At Riverty, the approach involves clear ownership models, standardized terminology, and proxy frameworks to harmonize compliance efforts. Rather than viewing regulations as obstacles, the company treats them as strategic enablers. Since the implementation of PSD2 and now DORA, regulatory maturity has leveled the playing field, rewarding firms that prioritize resilience and structured compliance.
Balancing cybersecurity risk with innovation is another critical challenge for FinTechs. The outdated notion that risk management stifles progress no longer holds. Instead, cybersecurity should be embedded early in the innovation cycle, guiding development rather than obstructing it. A well-defined enterprise threat model serves as the foundation, ensuring risk assessments are grounded in real-world threats.
Breaking down silos between GRC, IT security, and operational teams is essential. At Riverty, penetration testing programs are aligned with specific threat models, even when not mandated by regulations. Establishing a clear risk appetite framework further accelerates decision-making, allowing teams to distinguish between critical risks and manageable exposures.
AI governance is emerging as a pivotal concern in FinTech GRC. With AI driving everything from fraud detection to customer personalization, ensuring transparency and security is non-negotiable. Riverty has developed an internal AI Security and Governance standard, incorporating principles from the EU AI Act to address unique risks like model explainability and data integrity.
Building a culture of compliance without stifling innovation requires a shift in mindset. GRC teams should act as enablers, not blockers, providing clarity on risks rather than issuing blanket restrictions. By engaging early in business strategy discussions, GRC leaders can embed resilience into processes from the outset.
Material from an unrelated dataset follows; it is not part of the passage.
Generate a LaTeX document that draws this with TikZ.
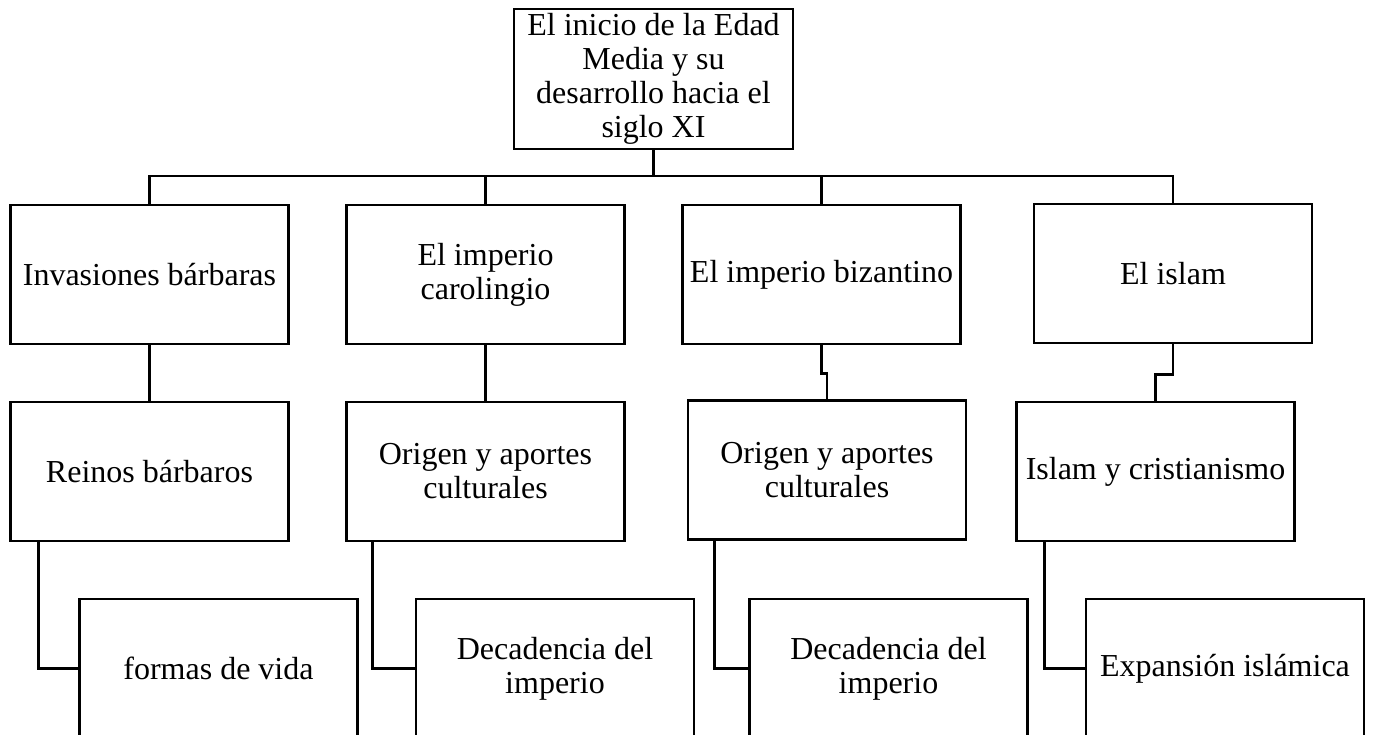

Automation and AI are proving invaluable in reducing GRC workloads, but their effectiveness depends on careful implementation. AI excels in documentation updates, smart ticket routing, and data analysis, freeing human teams to focus on strategic oversight. However, human validation remains crucial to ensure accuracy and reliability.
As the financial sector moves toward highly automated, AI-driven ecosystems, the ability to integrate governance seamlessly will determine long-term success. FinTechs that embrace structured compliance, proactive risk management, and intelligent automation will not only meet regulatory demands but also gain a decisive competitive advantage.